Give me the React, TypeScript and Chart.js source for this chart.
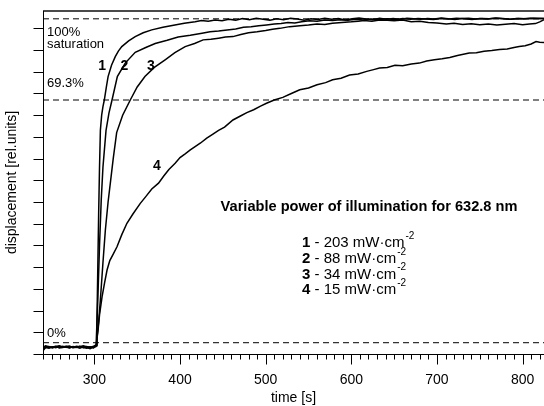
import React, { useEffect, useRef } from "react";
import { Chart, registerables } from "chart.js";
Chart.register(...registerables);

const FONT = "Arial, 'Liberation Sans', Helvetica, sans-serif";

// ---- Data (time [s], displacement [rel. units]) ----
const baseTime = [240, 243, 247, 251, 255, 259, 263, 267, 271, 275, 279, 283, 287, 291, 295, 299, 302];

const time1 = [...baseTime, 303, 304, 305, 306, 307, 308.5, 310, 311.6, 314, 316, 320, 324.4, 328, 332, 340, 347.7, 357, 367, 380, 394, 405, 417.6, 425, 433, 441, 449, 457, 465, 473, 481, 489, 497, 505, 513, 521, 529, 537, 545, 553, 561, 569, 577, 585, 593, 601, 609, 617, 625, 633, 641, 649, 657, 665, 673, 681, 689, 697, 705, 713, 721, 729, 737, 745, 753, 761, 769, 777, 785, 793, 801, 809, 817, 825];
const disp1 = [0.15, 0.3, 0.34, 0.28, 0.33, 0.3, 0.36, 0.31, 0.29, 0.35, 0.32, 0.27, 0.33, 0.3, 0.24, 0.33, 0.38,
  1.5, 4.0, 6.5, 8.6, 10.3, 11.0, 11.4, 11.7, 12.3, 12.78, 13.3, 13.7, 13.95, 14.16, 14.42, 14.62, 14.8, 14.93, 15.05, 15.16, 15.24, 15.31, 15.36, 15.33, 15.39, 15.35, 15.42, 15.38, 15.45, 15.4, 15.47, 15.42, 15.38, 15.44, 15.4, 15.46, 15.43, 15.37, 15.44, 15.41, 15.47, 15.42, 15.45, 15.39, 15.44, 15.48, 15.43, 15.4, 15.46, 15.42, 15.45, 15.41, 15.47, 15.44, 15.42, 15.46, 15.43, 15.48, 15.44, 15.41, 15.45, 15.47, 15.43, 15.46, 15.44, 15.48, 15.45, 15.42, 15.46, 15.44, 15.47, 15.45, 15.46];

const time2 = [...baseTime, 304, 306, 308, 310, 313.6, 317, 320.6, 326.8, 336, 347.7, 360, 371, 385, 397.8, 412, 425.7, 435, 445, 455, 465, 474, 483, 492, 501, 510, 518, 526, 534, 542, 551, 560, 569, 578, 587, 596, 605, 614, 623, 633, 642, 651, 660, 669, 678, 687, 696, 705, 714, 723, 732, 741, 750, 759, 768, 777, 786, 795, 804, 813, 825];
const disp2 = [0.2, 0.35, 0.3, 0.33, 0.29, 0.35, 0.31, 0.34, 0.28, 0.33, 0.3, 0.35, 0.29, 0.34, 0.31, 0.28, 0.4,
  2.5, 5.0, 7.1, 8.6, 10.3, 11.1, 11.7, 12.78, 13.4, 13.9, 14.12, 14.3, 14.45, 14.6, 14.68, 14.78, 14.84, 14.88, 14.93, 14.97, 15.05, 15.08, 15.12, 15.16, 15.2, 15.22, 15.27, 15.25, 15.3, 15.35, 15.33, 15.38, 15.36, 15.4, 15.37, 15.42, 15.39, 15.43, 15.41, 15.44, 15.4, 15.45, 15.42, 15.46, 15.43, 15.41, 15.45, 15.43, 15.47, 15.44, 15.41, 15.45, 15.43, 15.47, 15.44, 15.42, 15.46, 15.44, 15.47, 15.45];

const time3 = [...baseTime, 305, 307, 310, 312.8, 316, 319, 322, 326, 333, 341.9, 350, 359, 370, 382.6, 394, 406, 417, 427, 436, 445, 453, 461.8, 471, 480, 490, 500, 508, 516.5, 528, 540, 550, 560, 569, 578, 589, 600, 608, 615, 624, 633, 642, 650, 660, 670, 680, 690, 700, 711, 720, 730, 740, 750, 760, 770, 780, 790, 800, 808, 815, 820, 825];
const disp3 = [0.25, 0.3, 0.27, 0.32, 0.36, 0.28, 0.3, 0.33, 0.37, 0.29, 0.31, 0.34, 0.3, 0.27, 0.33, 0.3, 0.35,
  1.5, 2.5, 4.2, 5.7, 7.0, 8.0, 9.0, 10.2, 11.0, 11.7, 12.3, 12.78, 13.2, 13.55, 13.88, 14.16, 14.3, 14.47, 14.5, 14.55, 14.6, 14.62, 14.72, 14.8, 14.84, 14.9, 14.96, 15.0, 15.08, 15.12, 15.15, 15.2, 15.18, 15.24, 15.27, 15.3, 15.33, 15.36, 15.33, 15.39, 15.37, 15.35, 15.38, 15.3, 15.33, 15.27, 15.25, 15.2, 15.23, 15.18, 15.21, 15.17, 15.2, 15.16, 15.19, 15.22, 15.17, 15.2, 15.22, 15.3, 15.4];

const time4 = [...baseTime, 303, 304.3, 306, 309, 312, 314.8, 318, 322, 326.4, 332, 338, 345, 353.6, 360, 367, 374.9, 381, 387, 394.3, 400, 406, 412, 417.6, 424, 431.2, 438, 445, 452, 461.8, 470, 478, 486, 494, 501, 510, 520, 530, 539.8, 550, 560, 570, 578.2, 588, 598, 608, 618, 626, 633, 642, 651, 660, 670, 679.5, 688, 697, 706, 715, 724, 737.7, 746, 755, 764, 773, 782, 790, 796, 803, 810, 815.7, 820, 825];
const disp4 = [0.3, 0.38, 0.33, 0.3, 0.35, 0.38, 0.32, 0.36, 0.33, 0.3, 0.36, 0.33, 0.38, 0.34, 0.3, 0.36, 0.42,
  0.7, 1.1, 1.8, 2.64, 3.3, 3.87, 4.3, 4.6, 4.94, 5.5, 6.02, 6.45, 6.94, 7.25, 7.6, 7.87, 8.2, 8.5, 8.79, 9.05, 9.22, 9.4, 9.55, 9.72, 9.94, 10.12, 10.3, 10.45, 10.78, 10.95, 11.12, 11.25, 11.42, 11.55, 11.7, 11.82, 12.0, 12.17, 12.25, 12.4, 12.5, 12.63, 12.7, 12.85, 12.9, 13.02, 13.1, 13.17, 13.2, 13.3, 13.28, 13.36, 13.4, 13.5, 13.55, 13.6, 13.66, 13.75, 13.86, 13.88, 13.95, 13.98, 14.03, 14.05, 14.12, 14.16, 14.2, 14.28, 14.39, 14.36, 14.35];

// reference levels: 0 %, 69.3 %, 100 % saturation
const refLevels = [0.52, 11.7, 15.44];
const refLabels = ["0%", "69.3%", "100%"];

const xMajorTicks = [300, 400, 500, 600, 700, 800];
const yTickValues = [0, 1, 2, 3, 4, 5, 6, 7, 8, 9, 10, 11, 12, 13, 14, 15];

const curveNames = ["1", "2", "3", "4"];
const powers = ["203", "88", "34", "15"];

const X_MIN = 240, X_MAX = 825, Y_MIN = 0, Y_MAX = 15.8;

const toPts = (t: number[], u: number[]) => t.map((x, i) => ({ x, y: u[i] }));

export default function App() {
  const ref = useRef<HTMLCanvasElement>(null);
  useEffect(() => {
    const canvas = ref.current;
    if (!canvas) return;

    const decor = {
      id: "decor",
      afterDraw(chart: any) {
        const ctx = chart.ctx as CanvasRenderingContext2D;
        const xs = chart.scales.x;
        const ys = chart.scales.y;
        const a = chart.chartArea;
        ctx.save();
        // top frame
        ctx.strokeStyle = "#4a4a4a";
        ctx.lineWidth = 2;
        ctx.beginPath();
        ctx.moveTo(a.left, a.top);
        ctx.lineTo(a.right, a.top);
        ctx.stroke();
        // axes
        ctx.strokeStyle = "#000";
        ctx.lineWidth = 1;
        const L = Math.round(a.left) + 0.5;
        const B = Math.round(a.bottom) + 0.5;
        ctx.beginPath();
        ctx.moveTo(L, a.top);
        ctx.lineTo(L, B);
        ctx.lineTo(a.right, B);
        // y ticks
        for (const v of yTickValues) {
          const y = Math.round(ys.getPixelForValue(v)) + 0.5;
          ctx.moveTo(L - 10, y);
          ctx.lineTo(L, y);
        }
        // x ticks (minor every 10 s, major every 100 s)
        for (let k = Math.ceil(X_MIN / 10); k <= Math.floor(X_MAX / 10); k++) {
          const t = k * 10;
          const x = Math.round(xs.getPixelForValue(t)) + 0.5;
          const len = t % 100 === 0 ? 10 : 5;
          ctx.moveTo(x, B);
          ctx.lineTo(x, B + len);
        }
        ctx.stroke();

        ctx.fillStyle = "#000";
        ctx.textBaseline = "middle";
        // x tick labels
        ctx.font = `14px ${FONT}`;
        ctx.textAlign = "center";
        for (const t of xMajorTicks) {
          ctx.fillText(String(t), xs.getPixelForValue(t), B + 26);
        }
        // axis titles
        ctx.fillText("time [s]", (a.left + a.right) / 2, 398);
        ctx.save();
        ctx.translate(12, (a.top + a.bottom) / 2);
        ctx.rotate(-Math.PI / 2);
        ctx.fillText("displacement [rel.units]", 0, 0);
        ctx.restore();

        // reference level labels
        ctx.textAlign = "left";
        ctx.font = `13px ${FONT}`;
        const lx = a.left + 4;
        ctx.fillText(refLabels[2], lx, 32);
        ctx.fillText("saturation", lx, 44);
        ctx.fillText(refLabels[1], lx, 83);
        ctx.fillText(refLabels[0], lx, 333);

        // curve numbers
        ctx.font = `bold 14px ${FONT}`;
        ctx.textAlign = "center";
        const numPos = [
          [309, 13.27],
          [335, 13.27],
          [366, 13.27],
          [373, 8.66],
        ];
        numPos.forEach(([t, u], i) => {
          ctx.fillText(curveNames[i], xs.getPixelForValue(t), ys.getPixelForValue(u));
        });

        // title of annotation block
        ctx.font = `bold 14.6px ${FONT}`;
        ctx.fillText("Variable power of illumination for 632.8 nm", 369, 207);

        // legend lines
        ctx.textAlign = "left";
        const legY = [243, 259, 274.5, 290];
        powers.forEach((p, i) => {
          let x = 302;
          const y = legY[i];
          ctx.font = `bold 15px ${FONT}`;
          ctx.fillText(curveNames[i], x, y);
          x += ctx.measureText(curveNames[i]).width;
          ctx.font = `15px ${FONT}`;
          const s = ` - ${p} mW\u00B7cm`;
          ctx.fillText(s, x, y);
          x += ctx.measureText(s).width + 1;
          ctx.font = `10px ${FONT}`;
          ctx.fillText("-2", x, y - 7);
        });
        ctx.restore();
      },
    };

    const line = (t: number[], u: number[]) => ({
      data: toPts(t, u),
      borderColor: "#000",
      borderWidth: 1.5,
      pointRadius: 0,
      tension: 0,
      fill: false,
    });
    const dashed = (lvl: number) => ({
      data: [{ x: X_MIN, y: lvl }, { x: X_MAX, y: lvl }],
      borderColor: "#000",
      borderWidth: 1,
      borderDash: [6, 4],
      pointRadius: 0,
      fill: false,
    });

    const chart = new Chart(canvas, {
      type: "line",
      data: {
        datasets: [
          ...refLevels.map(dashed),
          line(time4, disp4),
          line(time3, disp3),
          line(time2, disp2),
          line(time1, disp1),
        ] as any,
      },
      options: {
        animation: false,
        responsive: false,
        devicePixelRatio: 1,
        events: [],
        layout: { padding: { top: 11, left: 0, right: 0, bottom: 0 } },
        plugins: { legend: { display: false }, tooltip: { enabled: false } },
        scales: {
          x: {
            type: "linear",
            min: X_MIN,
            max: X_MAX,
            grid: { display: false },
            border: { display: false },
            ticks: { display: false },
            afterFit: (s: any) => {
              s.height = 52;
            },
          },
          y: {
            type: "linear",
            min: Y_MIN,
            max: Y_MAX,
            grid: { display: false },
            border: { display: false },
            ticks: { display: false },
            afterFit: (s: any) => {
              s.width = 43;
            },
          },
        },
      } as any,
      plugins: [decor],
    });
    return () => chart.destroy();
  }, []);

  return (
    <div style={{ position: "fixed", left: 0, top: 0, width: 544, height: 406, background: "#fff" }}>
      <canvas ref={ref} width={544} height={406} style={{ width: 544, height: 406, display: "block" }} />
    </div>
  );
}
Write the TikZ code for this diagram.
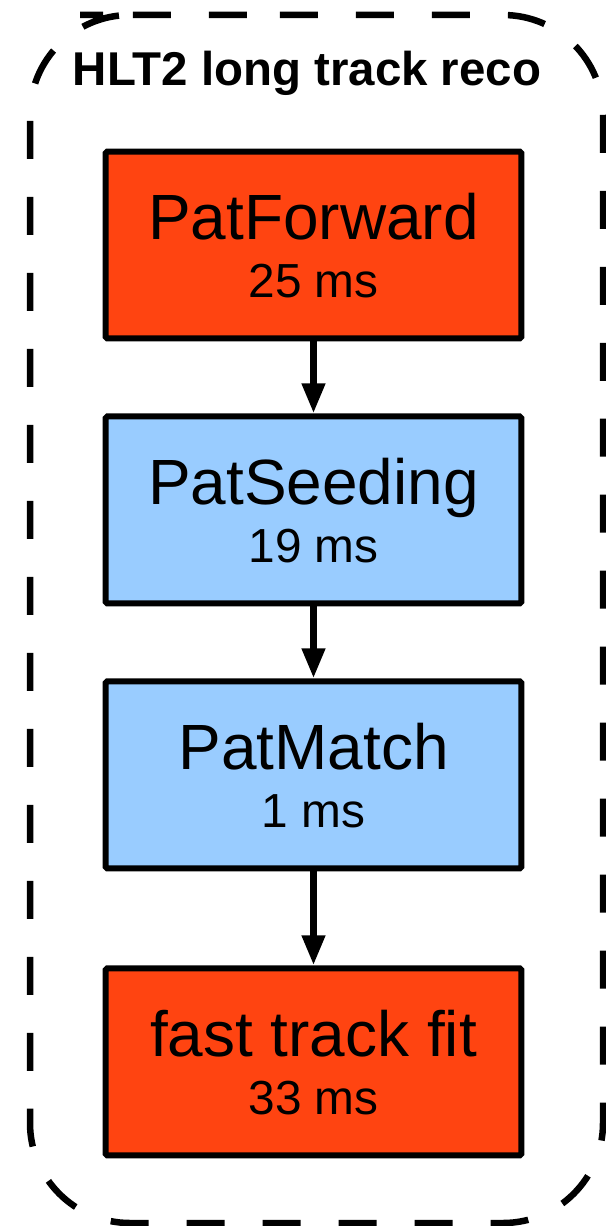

## WORK TO DO
Pictures are excluded: retype only the lines from the beginning of the listing above through the line with "Chart.register(...registerables);", both included.

## FINAL ANSWER
Give me the React, TypeScript and Chart.js source for this chart.
import React, { useEffect, useRef } from "react";
import { Chart, registerables } from "chart.js";
Chart.register(...registerables);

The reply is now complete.